- **SUPPLIED DATA**:
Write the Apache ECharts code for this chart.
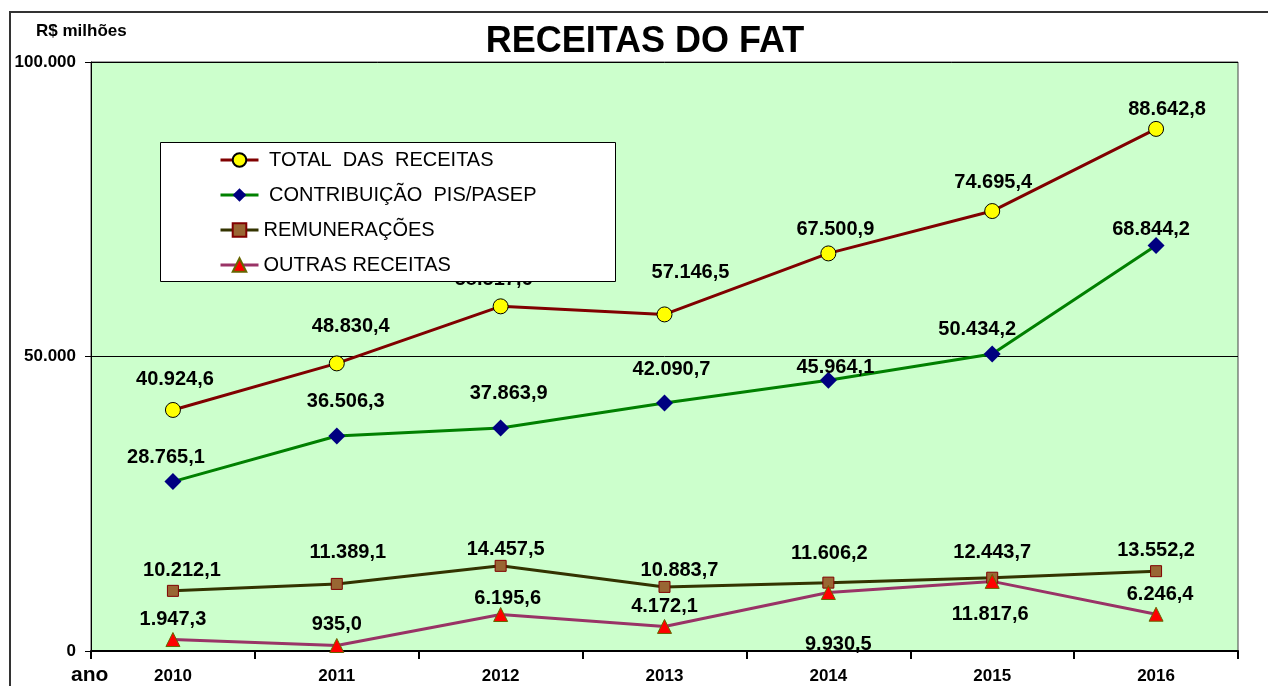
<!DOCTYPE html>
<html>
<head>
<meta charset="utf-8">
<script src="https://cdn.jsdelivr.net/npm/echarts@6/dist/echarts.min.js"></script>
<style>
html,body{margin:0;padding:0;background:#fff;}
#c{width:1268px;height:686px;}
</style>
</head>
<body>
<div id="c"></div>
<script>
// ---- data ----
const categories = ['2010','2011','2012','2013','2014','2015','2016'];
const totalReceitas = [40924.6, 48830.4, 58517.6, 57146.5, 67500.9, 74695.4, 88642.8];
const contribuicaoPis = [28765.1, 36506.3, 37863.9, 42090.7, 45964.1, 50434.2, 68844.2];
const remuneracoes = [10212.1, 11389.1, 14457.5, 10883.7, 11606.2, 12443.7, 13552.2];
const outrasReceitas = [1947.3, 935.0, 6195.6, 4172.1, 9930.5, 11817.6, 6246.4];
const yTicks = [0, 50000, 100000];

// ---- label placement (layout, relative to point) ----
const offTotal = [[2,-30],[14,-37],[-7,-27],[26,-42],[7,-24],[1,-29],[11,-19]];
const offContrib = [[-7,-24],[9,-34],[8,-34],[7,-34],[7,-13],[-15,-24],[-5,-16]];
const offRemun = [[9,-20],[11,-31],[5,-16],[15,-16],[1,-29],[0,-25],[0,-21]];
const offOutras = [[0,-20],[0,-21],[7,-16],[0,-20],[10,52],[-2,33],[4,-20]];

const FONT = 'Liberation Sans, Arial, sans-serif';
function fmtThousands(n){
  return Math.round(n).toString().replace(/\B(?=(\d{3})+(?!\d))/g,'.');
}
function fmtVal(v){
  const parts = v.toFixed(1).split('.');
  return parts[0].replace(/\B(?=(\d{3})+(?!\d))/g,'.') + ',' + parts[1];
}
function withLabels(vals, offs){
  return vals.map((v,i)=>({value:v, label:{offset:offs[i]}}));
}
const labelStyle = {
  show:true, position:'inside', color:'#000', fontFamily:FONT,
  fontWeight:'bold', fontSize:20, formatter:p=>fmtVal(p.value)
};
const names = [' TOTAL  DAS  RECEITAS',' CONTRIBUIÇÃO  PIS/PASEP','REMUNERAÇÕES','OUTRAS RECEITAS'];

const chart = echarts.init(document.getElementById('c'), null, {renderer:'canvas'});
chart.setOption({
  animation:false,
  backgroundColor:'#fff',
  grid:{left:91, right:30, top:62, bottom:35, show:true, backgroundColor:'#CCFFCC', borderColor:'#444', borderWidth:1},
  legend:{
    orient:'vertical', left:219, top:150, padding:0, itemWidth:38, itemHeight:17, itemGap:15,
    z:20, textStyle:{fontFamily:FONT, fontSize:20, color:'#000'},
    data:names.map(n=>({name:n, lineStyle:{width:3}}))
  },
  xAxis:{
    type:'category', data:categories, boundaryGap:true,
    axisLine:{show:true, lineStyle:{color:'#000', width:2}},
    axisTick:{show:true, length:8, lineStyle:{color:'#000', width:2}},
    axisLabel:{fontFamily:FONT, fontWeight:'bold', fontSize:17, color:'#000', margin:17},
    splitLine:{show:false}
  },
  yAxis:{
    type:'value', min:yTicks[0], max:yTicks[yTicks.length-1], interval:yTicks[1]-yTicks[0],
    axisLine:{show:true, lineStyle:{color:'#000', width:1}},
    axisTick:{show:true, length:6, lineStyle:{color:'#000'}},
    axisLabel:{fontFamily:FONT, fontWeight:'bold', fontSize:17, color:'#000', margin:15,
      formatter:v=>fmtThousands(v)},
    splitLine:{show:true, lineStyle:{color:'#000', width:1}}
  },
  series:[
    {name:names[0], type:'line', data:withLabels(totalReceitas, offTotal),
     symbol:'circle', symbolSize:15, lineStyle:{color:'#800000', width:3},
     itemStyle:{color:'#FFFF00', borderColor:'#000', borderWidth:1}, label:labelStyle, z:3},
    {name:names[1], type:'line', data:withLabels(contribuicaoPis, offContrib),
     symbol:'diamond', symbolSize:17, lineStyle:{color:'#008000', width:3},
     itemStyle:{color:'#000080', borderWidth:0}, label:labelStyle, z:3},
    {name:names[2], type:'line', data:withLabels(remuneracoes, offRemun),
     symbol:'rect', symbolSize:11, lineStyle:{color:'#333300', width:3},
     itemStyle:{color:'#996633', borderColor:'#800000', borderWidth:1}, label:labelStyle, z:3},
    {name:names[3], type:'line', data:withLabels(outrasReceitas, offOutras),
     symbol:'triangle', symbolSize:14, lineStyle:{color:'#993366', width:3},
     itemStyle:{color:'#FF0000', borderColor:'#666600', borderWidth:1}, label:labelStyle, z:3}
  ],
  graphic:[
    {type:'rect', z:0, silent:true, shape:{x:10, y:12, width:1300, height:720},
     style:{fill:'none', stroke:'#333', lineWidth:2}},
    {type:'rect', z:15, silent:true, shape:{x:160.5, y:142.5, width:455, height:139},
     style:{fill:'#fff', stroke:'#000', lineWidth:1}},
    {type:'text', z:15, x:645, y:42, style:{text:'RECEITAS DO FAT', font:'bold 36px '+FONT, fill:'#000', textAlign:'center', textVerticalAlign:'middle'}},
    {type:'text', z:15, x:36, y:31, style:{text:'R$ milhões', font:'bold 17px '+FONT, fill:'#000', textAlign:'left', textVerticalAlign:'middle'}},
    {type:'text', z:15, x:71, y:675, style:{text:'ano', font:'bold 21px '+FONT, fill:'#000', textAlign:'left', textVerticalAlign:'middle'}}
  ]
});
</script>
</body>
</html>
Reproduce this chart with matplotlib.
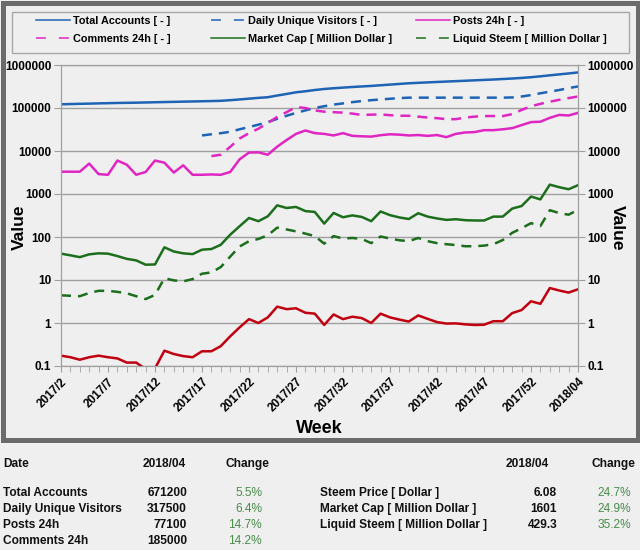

- **TASK DESCRIPTION**: Look through the material above. Copy each line where the word "this" appears.

- **ANSWER TO THE TASK**:
Write the Apache ECharts code for this chart.
Reproduce this chart with matplotlib.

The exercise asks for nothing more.